From PE Teacher to Fugitive Filmmaker
Pavel Talankin's students at Karabash School No 1 can only watch his Oscar-nominated documentary on bootlegged copies, hidden on phones and laptops. The film — which won Best Documentary at the BAFTAs last week — documents how their school transformed physical education into grenade-throwing contests and replaced homework assignments with speeches about 'denazification.' Russian state media has refused to acknowledge the film's existence, and both school staff and Kremlin officials claim to know nothing about it.
What Talankin Captured on Camera
The undercover footage shows the systematic indoctrination that swept through Russian primary schools after the invasion of Ukraine. Standard curriculum gave way to military drills and propaganda exercises, with children as young as six participating in activities designed to normalize war. Talankin filmed these changes secretly while still teaching at the school, documenting a transformation that school administrators and government officials now deny ever happened.
The Cost of Exposing the Truth
Some parents threatened to break Talankin's knees for exposing what happened inside their children's classrooms. The teacher now lives in exile, unable to return to Russia while his film gains international recognition. His documentary premiered at Sundance last year — another accolade Russian media refused to report — and is now shortlisted for the Academy Awards. The silence from Russian officials is deliberate: acknowledging the film would mean admitting the indoctrination program existed.

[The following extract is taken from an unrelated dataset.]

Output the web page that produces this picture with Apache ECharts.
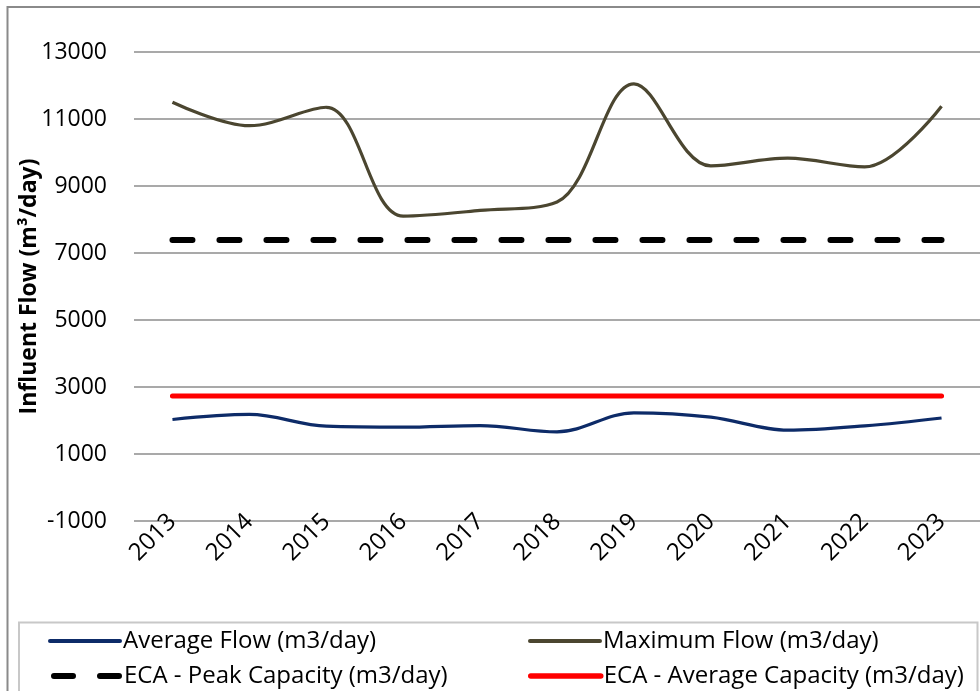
<!DOCTYPE html>
<html>
<head>
<meta charset="utf-8">
<script src="https://cdn.jsdelivr.net/npm/echarts@6/dist/echarts.min.js"></script>
<style>
  html, body { margin: 0; padding: 0; background: #ffffff; }
  #chart { width: 980px; height: 691px; }
</style>
</head>
<body>
<div id="chart"></div>
<script>
// Yearly influent flow record
const years = ['2013', '2014', '2015', '2016', '2017', '2018', '2019', '2020', '2021', '2022', '2023'];
const averageFlow = [2030, 2180, 1830, 1800, 1850, 1660, 2230, 2100, 1710, 1840, 2075];
const maximumFlow = [11500, 10800, 11350, 8100, 8270, 8520, 12050, 9600, 9830, 9570, 11380];
const peakCapacity = 7390;
const averageCapacity = 2730;
const yTicks = { min: -1000, max: 13000, step: 2000 };

const names = {
  avg: 'Average Flow (m3/day)',
  max: 'Maximum Flow (m3/day)',
  peak: 'ECA - Peak Capacity (m3/day)',
  cap: 'ECA - Average Capacity (m3/day)'
};

const FONT = '"Open Sans", "Noto Sans", sans-serif';
const chart = echarts.init(document.getElementById('chart'), null, { renderer: 'canvas' });

function legendAt(name, left, top, lineStyle) {
  return {
    data: [name],
    left: left,
    top: top,
    padding: 0,
    itemWidth: 70,
    itemHeight: 14,
    itemGap: 0,
    itemStyle: { opacity: 0 },
    lineStyle: lineStyle,
    textStyle: { fontFamily: FONT, fontSize: 24, color: '#000', padding: [0, 0, 0, -2], lineHeight: 28 }
  };
}

chart.setOption({
  animation: false,
  backgroundColor: '#ffffff',
  textStyle: { fontFamily: FONT },
  grid: { left: 134, right: 0, top: 52, bottom: 170, containLabel: false },
  graphic: [
    {
      type: 'rect', silent: true, z: -1,
      shape: { x: 7.5, y: 7, width: 1100, height: 800 },
      style: { fill: 'none', stroke: '#8a8a8a', lineWidth: 2 }
    },
    {
      type: 'rect', silent: true, z: -1,
      shape: { x: 19, y: 622.5, width: 958.5, height: 100 },
      style: { fill: '#ffffff', stroke: '#c8c8c8', lineWidth: 2 }
    }
  ],
  legend: [
    legendAt(names.avg, 48, 627, { width: 4, cap: 'round' }),
    legendAt(names.max, 528, 627, { width: 4, cap: 'round' }),
    legendAt(names.peak, 48, 662, { width: 6, type: [19, 27], cap: 'round', dashOffset: -3 }),
    legendAt(names.cap, 528, 662, { width: 5.5, cap: 'round' })
  ],
  xAxis: {
    type: 'category',
    data: years,
    boundaryGap: true,
    axisLine: { show: false },
    axisTick: { show: false },
    axisLabel: { rotate: 45, fontSize: 24, color: '#000', margin: -3, fontFamily: FONT }
  },
  yAxis: {
    type: 'value',
    min: yTicks.min,
    max: yTicks.max,
    interval: yTicks.step,
    name: 'Influent Flow (m³/day)',
    nameLocation: 'middle',
    nameGap: 93,
    nameMoveOverlap: false,
    nameTextStyle: { fontSize: 23, fontWeight: 'bold', color: '#000', fontFamily: FONT },
    axisLine: { show: false },
    axisTick: { show: false },
    axisLabel: { fontSize: 23, color: '#000', margin: 27, fontFamily: FONT, formatter: v => String(v) },
    splitLine: { lineStyle: { color: '#8c8c8c', width: 1.6 } }
  },
  series: [
    {
      name: names.avg, type: 'line', data: averageFlow, smooth: 0.35,
      symbol: 'none', z: 4,
      lineStyle: { color: '#0D2B68', width: 3.2 }, itemStyle: { color: '#0D2B68' }
    },
    {
      name: names.max, type: 'line', data: maximumFlow, smooth: 0.35,
      symbol: 'none', z: 4,
      lineStyle: { color: '#4B4630', width: 3.2 }, itemStyle: { color: '#4B4630' }
    },
    {
      name: names.peak, type: 'line', data: years.map(() => peakCapacity),
      symbol: 'none', z: 3,
      lineStyle: { color: '#000', width: 6, type: [20, 27], cap: 'round' }, itemStyle: { color: '#000' }
    },
    {
      name: names.cap, type: 'line', data: years.map(() => averageCapacity),
      symbol: 'none', z: 3,
      lineStyle: { color: '#FF0000', width: 5, cap: 'round' }, itemStyle: { color: '#FF0000' }
    }
  ]
});
</script>
</body>
</html>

Why This Matters Beyond Film Festivals
Talankin's documentary provides rare primary evidence of how deeply Putin's war mobilization penetrated civilian institutions. The footage contradicts official Russian narratives about education policy and shows the mechanics of state propaganda at the local level. For analysts tracking Russian domestic stability and the war's societal impact, the film offers documentation that no amount of polling or official statements can match. Students watching bootlegged copies of their own indoctrination represents a potential generational reckoning that the Kremlin cannot control.